Peter Peacock, Education Minister, is planning to have discussions with the 11 councils involved.
His move follows strong criticism by Jack McConnell, First Minister, who said councils were failing looked-after children and large numbers continued to leave school with no qualifications.
Speaking at the annual conference of Barnardo's in Edinburgh, Mr McConnell voiced disappointment at the fact that only 18 of 32 councils had responded to the offer of pound;6 million to fund programmes aimed at improving attainment among the 12,000 children in care in Scotland.
Pointing out that only seven applications had been successful, he said that more councils had to come up with schemes and more needed to raise their levels of ambition and aspiration and produce imaginative proposals.
"In modern, devolved Scotland, we just can't accept the low attainment in schools and the significantly poorer outcomes that we see time and again in young people in care and leaving care," Mr McConnell declared.
His criticisms amounted to what was probably the most severe rebuke the First Minister has delivered to local authorities and underlined his clear determination to increase pressure on councils who are failing to do enough to improve the education of looked-after children.
Mr McConnell told the conference, held to mark the 100th anniversary of the death of Dr Thomas Barnardo, that too many looked-after children reached adulthood without going into further or higher education, training or work.

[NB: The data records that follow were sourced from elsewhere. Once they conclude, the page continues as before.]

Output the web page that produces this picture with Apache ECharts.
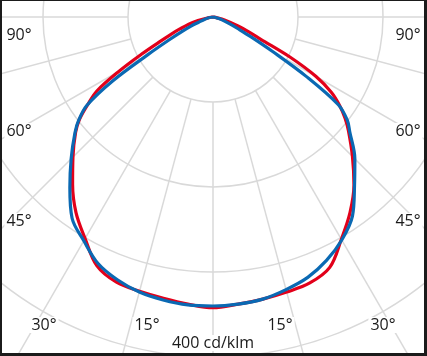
<!DOCTYPE html>
<html lang="en">
<head>
    <meta charset="UTF-8">
    <title>Lichtstärkeverteilung</title>
    <script src="https://cdn.jsdelivr.net/npm/echarts@6.0.0/dist/echarts.min.js"></script>
    <style>
        body { margin: 0; background: #fff; }
        #wrap { position: relative; width: 427px; height: 356px; }
        #chart { position: absolute; left: 0; top: 0; width: 427px; height: 356px; }
        #frame {
            position: absolute; left: 0; top: 0; width: 427px; height: 356px;
            box-sizing: border-box; pointer-events: none;
            border-style: solid; border-color: #1b1b1b;
            border-width: 1px 3px 3px 2px;
        }
    </style>
</head>
<body>
<div id="wrap">
    <div id="chart"></div>
    <div id="frame"></div>
</div>
<script>
    // angle from nadir, left side negative
    const angles = [-90, -85, -80, -75, -70, -67.5, -65, -62.5, -60, -57.5, -55, -52.5, -50, -45, -40, -35, -30, -25, -20, -15, -10, -5,
        0, 5, 10, 15, 20, 25, 30, 35, 40, 45, 50, 52.5, 55, 57.5, 60, 62.5, 65, 67.5, 70, 75, 80, 85, 90];

    // cd/klm
    const redValues = [0, 1, 6, 24, 42, 54, 70, 95, 128, 162, 180, 198, 211, 233, 257, 281, 301, 323, 332, 334, 336, 339,
        342, 339, 337, 335, 333, 325, 302, 281, 258, 232, 208, 196, 182, 165, 140, 102, 62, 45, 32, 14, 4, 1, 0];
    const blueValues = [0, 0, 5, 10, 18, 28, 40, 58, 88, 140, 181, 199, 212, 236, 262, 289, 304, 320, 329, 335, 338, 340,
        340, 339, 337, 332, 326, 316, 303, 286, 259, 236, 210, 199, 180, 130, 80, 50, 32, 22, 15, 8, 3, 0, 0];

    const gridAngles = [-90, -75, -60, -45, -30, -15, 0, 15, 30, 45, 60, 75, 90];

    const angleLabels = [
        { text: '90°', x: 19, y: 35 }, { text: '90°', x: 408, y: 35 },
        { text: '60°', x: 19, y: 131 }, { text: '60°', x: 408, y: 131 },
        { text: '45°', x: 19, y: 221 }, { text: '45°', x: 408, y: 221 },
        { text: '30°', x: 44, y: 325 }, { text: '15°', x: 147, y: 325 },
        { text: '15°', x: 280, y: 325 }, { text: '30°', x: 383, y: 325 },
        { text: '400 cd/klm', x: 213, y: 343 }
    ];

    const chart = echarts.init(document.querySelector('#chart'));

    const gridSeries = gridAngles.map(a => ({
        type: 'line',
        coordinateSystem: 'polar',
        silent: true,
        showSymbol: false,
        z: 1,
        lineStyle: { color: '#d9d9d9', width: 1.5 },
        data: [[100, a], [500, a]]
    }));

    const curve = (values, color) => ({
        type: 'line',
        coordinateSystem: 'polar',
        showSymbol: false,
        smooth: 0.35,
        z: 3,
        lineStyle: { color: color, width: 3.2 },
        data: angles.map((a, i) => [values[i], a])
    });

    chart.setOption({
        animation: false,
        backgroundColor: '#fff',
        polar: { center: [213, 17], radius: 425 },
        angleAxis: {
            type: 'value', min: -180, max: 180, startAngle: 90, clockwise: false,
            axisLine: { show: false }, axisTick: { show: false },
            axisLabel: { show: false }, splitLine: { show: false }
        },
        radiusAxis: {
            type: 'value', min: 0, max: 500, interval: 100,
            axisLine: { show: false }, axisTick: { show: false }, axisLabel: { show: false },
            splitLine: { show: true, lineStyle: { color: '#d9d9d9', width: 1.5 } }
        },
        series: gridSeries.concat([curve(redValues, '#e2001a'), curve(blueValues, '#0a69b3')]),
        graphic: angleLabels.map(l => ({
            type: 'text',
            x: l.x,
            y: l.y,
            z: 100,
            style: {
                text: l.text,
                font: '16px "Open Sans"',
                fill: '#1a1a1a',
                align: 'center',
                verticalAlign: 'middle',
                textAlign: 'center',
                textVerticalAlign: 'middle',
                backgroundColor: '#fff',
                padding: [0, 2]
            }
        }))
    });
</script>
</body>
</html>
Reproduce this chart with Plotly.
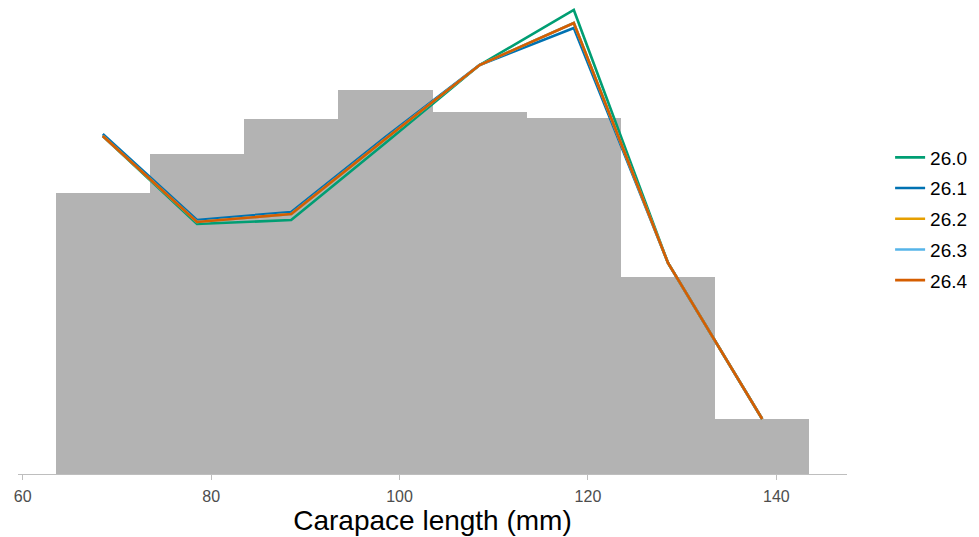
import plotly.graph_objects as go

# Histogram bins (centres, mm) and bar heights (arbitrary units)
bin_centres = [68.5, 78.5, 88.5, 98.5, 108.5, 118.5, 128.5, 138.5]
bar_heights = [281, 320, 355, 384, 362, 356, 197, 55]

# Line series (same arbitrary units)
series_names = ["26.0", "26.1", "26.2", "26.3", "26.4"]
s_260 = [338, 250, 254, 331, 409, 464, 211, 55]
s_261 = [340, 254, 262, 337, 409, 446, 211, 55]
s_262 = [338, 252, 260, 335, 409, 451, 211, 55]
s_263 = [338, 252, 260, 335, 409, 451, 211, 55]
s_264 = [338, 252, 260, 335, 409, 451, 211, 55]
series_values = [s_260, s_261, s_262, s_263, s_264]
series_colors = ["#009E73", "#0072B2", "#E69F00", "#56B4E9", "#D55E00"]

x_ticks = [60, 80, 100, 120, 140]

fig = go.Figure()
fig.add_trace(go.Bar(
    x=bin_centres, y=bar_heights, width=10,
    marker=dict(color="#B3B3B3", line=dict(width=0)),
    showlegend=False, hoverinfo="skip",
))
for name, vals, col in zip(series_names, series_values, series_colors):
    fig.add_trace(go.Scatter(
        x=bin_centres, y=vals, mode="lines", name=name,
        line=dict(color=col, width=2.6),
        legendgroup=name,
    ))

fig.update_layout(
    width=979, height=537,
    margin=dict(l=18, r=132, t=0, b=63),
    paper_bgcolor="white", plot_bgcolor="white",
    bargap=0,
    font=dict(family="Liberation Sans, Arial, sans-serif"),
    legend=dict(
        x=1.052, xanchor="left", y=0.538, yanchor="middle",
        font=dict(size=19, color="black"),
        tracegroupgap=3,
        bgcolor="rgba(0,0,0,0)",
    ),
    xaxis=dict(
        range=[59.5, 147.5],
        tickvals=x_ticks, ticktext=[str(v) for v in x_ticks],
        ticks="outside", ticklen=5, tickcolor="#BEBEBE", tickwidth=1,
        ticklabelstandoff=3,
        showline=True, linecolor="#BEBEBE", linewidth=1,
        showgrid=False, zeroline=False,
        tickfont=dict(size=16, color="#4D4D4D"),
        title=dict(text="Carapace length (mm)", font=dict(size=28, color="black"), standoff=6),
    ),
    yaxis=dict(
        range=[0, 474], visible=False, showgrid=False, zeroline=False,
    ),
)

fig.write_html(
    "out.html",
    config={"displayModeBar": False},
    post_script="document.body.style.margin='0';document.body.style.overflow='hidden';",
)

Almost a quarter were not receiving support after they left care and almost one in six had a period of homelessness after they left care.
He said: "We need to significantly gear up our actions, we need to try new approaches, we need to see more innovation and more local commitment to break out of the cycle of where we are."
The First Minister also made clear his desire to increase the role of the voluntary movement. While it was the job of local authorities to co-ordinate services locally and set the strategic overview, it was the role of a strong and dynamic voluntary sector to provide the services in innovative and creative ways.
Mr McConnell said: "I want to see the balance continue to shift. I want the voluntary sector to take more responsibility for the delivery of services for vulnerable children, with the local authority taking more responsibility for the strategic overview of these services."
Council leaders rejected the First Minister's criticisms. Eric Jackson, social work spokesman for the Convention of Scottish Local Authorities, said the pound;6 million would not have gone very far. If ministers wanted a national pilot for all councils, they would "need to put their money where their mouth is".
Accusing the Scottish Executive of an "obsession" with exam results, Mr Jackson said: "The number of Standard grade passes is an obtuse measure of the educational attainment of looked-after children." In 2003-04, 60 per cent of young people leaving care had no Standard grades compared with fewer than 10 per cent of 16 and 17-year-olds as a whole.
Mr Peacock said: "It isn't just disappointing that only 18 councils came forward with ideas but, of those 18, we have only been able to approve seven at this stage as the remainder didn't score highly enough in the project evaluation.
"We plan to work closely with those councils to improve their applications and ensure the money that we have available will really make a difference for this group of young people."